══ Source data

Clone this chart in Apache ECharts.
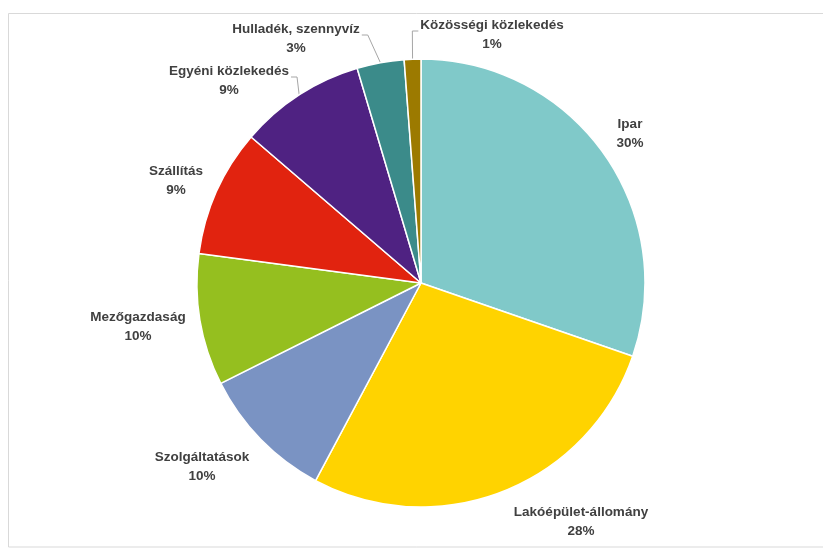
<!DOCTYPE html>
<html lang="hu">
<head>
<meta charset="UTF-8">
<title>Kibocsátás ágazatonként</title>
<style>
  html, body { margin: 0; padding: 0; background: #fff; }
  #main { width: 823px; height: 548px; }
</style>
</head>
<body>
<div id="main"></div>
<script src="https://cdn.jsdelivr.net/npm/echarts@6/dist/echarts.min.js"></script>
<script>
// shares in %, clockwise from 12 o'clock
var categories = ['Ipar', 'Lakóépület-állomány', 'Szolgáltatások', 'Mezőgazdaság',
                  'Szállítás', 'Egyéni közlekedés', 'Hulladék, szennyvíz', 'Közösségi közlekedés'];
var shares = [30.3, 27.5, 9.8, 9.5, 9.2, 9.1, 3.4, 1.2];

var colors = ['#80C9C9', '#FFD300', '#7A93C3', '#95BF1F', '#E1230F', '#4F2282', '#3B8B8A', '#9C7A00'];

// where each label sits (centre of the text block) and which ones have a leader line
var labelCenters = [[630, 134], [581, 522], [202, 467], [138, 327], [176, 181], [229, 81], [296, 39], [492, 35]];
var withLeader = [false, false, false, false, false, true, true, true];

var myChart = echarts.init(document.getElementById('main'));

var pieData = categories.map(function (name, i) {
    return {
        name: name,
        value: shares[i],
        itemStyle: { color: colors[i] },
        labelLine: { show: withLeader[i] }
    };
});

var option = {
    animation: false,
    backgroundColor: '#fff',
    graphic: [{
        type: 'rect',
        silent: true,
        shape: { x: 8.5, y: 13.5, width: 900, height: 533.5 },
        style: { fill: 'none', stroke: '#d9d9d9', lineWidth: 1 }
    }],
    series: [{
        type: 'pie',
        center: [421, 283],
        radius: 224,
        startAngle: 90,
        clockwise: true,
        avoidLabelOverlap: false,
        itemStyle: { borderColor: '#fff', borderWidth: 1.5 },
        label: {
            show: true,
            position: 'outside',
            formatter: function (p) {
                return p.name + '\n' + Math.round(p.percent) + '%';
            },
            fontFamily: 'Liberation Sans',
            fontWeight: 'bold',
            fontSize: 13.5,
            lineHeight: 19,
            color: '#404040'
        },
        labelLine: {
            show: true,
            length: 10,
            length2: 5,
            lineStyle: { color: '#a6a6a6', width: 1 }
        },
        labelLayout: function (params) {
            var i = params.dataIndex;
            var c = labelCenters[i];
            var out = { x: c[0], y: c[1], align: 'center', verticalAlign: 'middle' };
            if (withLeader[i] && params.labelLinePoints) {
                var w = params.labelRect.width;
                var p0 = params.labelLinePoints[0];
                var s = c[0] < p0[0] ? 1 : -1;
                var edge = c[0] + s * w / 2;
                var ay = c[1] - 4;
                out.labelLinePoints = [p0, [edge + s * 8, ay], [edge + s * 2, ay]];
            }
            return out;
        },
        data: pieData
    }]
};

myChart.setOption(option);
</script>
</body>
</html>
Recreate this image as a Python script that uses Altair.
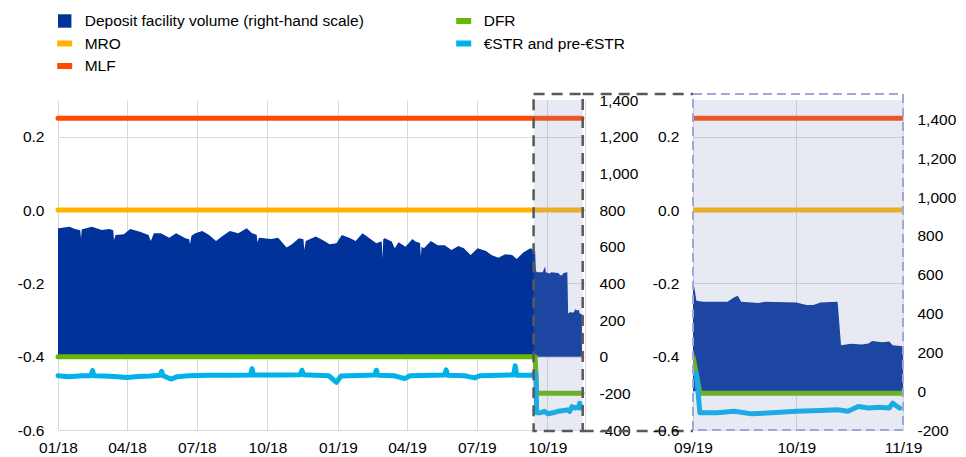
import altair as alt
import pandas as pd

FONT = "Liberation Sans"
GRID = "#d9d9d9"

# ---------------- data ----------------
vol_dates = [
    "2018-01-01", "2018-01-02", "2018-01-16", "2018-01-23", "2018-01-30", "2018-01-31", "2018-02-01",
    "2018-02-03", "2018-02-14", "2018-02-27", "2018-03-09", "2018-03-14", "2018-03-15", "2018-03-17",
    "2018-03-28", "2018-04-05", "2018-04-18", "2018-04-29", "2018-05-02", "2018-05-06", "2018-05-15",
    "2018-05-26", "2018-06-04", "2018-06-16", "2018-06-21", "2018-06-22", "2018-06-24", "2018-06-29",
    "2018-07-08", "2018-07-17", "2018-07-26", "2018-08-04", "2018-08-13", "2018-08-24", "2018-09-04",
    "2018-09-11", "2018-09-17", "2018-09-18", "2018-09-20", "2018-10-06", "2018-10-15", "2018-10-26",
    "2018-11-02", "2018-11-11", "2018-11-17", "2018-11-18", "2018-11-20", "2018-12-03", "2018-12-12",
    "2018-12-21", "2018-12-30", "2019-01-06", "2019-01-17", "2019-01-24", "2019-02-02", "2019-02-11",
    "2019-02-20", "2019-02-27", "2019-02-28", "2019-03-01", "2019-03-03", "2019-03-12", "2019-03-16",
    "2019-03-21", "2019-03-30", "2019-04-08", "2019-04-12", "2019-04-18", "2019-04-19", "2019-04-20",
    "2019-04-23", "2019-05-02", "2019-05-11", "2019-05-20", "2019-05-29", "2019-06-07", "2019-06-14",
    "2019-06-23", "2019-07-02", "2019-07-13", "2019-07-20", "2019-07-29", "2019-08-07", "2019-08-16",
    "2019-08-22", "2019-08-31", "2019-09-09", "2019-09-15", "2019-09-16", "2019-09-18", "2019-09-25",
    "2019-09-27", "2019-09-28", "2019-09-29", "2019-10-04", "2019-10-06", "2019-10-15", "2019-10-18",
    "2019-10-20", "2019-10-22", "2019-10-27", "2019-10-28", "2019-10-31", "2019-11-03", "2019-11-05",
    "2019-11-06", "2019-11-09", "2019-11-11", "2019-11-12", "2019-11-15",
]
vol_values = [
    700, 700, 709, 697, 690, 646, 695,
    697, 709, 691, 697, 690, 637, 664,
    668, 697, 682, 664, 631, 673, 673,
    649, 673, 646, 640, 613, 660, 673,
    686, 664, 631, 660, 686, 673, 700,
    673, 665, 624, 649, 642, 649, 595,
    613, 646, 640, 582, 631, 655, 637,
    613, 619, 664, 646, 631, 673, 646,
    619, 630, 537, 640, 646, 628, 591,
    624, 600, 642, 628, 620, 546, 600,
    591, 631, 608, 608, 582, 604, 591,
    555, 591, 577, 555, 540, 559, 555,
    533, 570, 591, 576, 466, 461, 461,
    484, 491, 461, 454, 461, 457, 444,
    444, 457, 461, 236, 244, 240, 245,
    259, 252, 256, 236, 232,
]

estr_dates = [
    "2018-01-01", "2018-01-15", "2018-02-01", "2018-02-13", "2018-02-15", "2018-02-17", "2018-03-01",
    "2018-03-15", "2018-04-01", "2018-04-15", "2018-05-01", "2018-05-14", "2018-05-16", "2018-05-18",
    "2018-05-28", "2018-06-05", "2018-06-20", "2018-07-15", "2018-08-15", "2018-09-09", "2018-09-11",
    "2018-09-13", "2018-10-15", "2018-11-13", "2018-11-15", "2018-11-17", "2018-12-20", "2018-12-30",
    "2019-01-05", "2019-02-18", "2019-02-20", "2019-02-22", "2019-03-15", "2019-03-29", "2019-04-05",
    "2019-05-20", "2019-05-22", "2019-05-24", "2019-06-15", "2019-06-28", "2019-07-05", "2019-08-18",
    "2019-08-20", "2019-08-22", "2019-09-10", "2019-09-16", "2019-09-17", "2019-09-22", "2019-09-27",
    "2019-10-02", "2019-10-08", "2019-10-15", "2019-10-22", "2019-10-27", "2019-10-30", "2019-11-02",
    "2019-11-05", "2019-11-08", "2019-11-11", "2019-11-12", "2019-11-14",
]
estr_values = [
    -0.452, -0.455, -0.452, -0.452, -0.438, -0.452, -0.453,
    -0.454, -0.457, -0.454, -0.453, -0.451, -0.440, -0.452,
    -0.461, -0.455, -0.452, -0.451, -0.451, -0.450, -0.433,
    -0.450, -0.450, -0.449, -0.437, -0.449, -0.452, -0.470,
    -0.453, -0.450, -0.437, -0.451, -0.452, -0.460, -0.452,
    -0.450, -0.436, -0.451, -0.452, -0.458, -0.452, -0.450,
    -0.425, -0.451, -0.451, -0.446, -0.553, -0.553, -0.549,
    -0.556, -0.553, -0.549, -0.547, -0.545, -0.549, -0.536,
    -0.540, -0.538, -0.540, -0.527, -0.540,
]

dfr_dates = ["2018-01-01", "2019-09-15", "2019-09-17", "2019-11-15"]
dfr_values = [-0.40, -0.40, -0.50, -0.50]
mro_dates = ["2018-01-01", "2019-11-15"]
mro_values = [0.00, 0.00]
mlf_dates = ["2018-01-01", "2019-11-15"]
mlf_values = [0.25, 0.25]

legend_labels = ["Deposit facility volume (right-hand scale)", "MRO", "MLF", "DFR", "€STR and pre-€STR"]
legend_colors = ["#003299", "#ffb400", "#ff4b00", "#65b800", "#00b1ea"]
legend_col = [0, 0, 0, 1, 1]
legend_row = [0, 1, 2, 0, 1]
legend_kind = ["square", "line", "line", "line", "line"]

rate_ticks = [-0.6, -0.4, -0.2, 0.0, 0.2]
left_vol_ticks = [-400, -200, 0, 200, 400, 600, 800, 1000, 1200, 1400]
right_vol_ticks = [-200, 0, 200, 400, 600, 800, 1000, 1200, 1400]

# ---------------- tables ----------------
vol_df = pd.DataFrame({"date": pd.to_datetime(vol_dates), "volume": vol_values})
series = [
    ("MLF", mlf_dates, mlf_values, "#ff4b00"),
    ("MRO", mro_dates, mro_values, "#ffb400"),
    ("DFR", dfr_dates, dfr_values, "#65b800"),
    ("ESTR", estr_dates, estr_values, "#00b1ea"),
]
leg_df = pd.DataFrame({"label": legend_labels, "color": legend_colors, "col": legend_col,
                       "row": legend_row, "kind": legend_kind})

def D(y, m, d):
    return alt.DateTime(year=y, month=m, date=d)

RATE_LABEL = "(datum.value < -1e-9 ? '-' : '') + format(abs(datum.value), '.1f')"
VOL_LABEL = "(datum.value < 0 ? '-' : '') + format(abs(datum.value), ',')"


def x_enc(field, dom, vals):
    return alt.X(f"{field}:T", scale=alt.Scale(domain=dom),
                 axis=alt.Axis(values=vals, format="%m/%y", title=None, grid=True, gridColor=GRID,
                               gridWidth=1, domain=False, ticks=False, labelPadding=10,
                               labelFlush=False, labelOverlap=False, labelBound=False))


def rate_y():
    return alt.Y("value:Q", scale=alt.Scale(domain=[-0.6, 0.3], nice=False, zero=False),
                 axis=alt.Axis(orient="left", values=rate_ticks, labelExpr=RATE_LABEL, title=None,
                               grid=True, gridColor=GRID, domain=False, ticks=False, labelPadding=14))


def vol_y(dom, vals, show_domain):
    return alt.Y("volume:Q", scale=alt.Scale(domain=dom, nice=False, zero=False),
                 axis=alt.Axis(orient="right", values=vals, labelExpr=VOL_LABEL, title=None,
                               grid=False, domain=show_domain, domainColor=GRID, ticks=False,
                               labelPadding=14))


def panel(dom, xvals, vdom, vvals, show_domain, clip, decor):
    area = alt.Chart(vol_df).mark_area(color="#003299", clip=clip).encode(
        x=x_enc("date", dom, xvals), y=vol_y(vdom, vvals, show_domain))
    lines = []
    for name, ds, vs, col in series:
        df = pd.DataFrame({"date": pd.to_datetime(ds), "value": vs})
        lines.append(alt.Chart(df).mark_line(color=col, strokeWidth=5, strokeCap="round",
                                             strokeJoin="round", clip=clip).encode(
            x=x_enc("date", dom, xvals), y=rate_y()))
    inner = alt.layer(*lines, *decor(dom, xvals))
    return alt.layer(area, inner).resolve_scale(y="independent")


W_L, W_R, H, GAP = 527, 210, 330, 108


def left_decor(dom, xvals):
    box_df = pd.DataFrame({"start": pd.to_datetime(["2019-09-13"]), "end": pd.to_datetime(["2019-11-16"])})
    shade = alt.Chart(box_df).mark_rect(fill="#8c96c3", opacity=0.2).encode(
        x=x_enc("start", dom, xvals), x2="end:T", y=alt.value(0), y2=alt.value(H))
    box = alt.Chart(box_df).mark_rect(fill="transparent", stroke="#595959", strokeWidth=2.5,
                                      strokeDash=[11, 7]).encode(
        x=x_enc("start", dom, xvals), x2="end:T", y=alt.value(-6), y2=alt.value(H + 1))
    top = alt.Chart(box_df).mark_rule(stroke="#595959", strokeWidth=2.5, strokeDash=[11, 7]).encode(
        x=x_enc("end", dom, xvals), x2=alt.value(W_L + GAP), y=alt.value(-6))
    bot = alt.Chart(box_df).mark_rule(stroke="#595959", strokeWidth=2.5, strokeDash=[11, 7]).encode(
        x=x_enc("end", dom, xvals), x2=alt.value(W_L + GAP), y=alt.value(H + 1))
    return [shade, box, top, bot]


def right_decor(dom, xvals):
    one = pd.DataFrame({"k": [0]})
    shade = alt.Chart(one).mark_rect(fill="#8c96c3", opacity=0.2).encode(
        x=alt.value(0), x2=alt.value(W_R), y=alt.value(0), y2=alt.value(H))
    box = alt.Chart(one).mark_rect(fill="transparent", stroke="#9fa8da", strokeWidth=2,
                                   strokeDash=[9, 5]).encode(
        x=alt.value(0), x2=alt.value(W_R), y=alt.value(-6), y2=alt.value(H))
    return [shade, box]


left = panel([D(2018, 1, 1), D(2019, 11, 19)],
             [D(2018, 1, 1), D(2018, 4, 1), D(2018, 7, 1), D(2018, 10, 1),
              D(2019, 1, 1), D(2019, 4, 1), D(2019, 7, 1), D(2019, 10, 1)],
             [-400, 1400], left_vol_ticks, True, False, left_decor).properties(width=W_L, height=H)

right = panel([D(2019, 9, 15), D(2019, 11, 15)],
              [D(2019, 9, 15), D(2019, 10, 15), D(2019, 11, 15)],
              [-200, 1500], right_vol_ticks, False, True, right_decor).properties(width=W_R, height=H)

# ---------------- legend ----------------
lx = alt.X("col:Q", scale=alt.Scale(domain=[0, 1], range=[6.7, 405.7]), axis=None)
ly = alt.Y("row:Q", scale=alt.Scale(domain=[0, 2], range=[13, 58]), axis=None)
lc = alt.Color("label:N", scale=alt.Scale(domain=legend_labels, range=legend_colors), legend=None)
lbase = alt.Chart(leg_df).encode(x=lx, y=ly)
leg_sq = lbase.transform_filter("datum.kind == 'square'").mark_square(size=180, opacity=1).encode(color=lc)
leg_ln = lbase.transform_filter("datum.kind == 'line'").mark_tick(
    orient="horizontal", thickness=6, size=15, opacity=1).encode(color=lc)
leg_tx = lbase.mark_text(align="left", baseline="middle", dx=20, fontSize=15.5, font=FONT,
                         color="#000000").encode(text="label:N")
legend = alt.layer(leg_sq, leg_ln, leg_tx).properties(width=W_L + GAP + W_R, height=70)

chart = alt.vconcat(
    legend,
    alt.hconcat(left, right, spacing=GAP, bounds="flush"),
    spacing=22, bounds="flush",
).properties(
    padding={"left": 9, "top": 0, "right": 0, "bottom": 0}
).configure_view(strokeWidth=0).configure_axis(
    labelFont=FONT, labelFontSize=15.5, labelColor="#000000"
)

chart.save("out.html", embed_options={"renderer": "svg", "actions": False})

════

Brief: Take the records from their first line through the line containing "var shares = [30.3, 27.5, 9.8, 9.5, 9.2, 9.1, 3.4, 1.2];" and please return exactly those lines, both ends included, minus the pictures.

Correct result:
Clone this chart in Apache ECharts.
<!DOCTYPE html>
<html lang="hu">
<head>
<meta charset="UTF-8">
<title>Kibocsátás ágazatonként</title>
<style>
  html, body { margin: 0; padding: 0; background: #fff; }
  #main { width: 823px; height: 548px; }
</style>
</head>
<body>
<div id="main"></div>
<script src="https://cdn.jsdelivr.net/npm/echarts@6/dist/echarts.min.js"></script>
<script>
// shares in %, clockwise from 12 o'clock
var categories = ['Ipar', 'Lakóépület-állomány', 'Szolgáltatások', 'Mezőgazdaság',
                  'Szállítás', 'Egyéni közlekedés', 'Hulladék, szennyvíz', 'Közösségi közlekedés'];
var shares = [30.3, 27.5, 9.8, 9.5, 9.2, 9.1, 3.4, 1.2];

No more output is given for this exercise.